This week, in California’s state capital, Sacramento, lawmakers and Governor Arnold Schwarzenegger have had many tense, private meetings to deal with the state’s chaotic water crisis. Recent tactics of Governor Schwarzenegger include a mass veto of over 700 bills currently on his desk, most of which are not water related bills. Schwarzenegger is attempting to push lawmakers into finding a reasonable plan to deal with the states current water shortage and deal with the environmental degradation of the Sacramento San Joaquin Delta. California is in its third year of a drought, restricting water allocations for all state residents as well as farmers in the Central Valley. In addition recent restrictions of water to protect native endangered fish have led to more water being withheld from residents and farmers. There have been several new bills proposed by California lawmakers to deal with the delta issue in recent weeks after a statement by President Obama encouraging California lawmakers to resolve the issue soon. These new bills range from improving water management to removing the dams in the delta and restoring the watershed to its former state. Estimates for the cost range in the $10-12 million region. Over 25 million residents and thousands of acres of farmland rely on the water from the delta.

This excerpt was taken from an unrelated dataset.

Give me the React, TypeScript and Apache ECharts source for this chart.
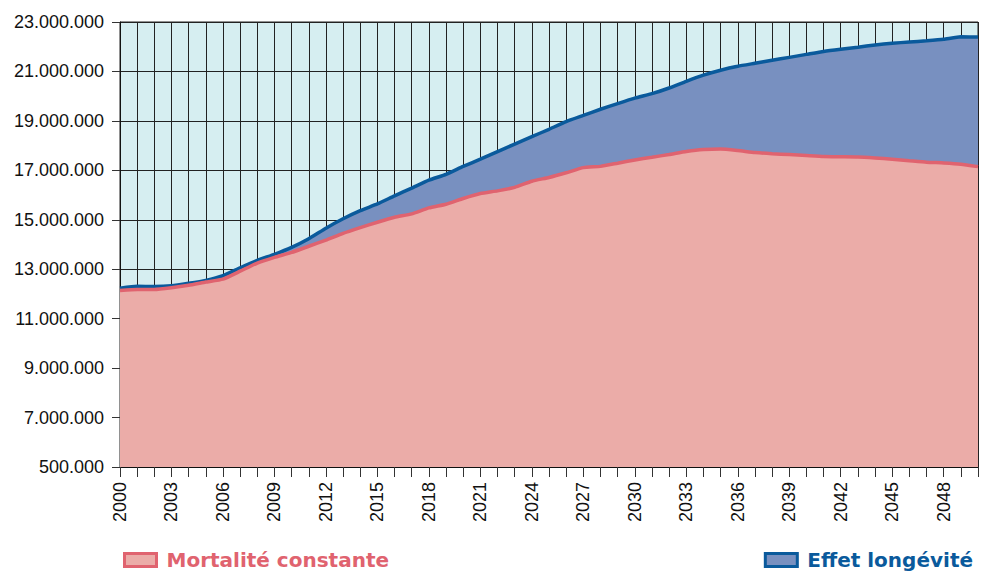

The proposal for the new canal has meet two different reactions from farmers. In general those in the Delta oppose the new canal plan because they believe it will siphon health, fresh water out of the delta to Southern California. Farmers in the Central Valley favor the plan because they want more water rights, especially those that they lost to protect endangered fish. Native fish populations like the Chinook salmon and the Delta Smelt have seen significant declines in population since the major dams and canals were built in the 1960s to supply arid drought stricken Southern California. Recent projects like one in Friant Dam in Fresno, California, have aimed at restoring original flow and enticing fish populations back into their native breeding habitats. While project, which was just started recently, has yielded no results, salmon populations are expected back with in ten years, and eventually a sizable amount will inhabit the delta again, after 60 years.
I propose the lawmakers and individual consulting groups take a look in the plausibility of restoring all of the original Sacramento San Joaquin Delta’s ancestral river channels. This would not only promote the cultivation of native fish but also restore the watershed to its former capacity. While our fellow residents in Southern California still need drinking water to survive (and water their emerald lawns and fill their Hollywood pools) I propose a new, low impact canal be built to divert water to the southern portion of the state. However, in addition to dealing with the big picture of California’s water problem, I propose there be a water metering on private residents. Reducing water waste could be one of the simplest ways to deal with water shortages, especially with the large population in California. Not everyone needs to take a 10-minute shower everyday of water the lawns multiple times a day.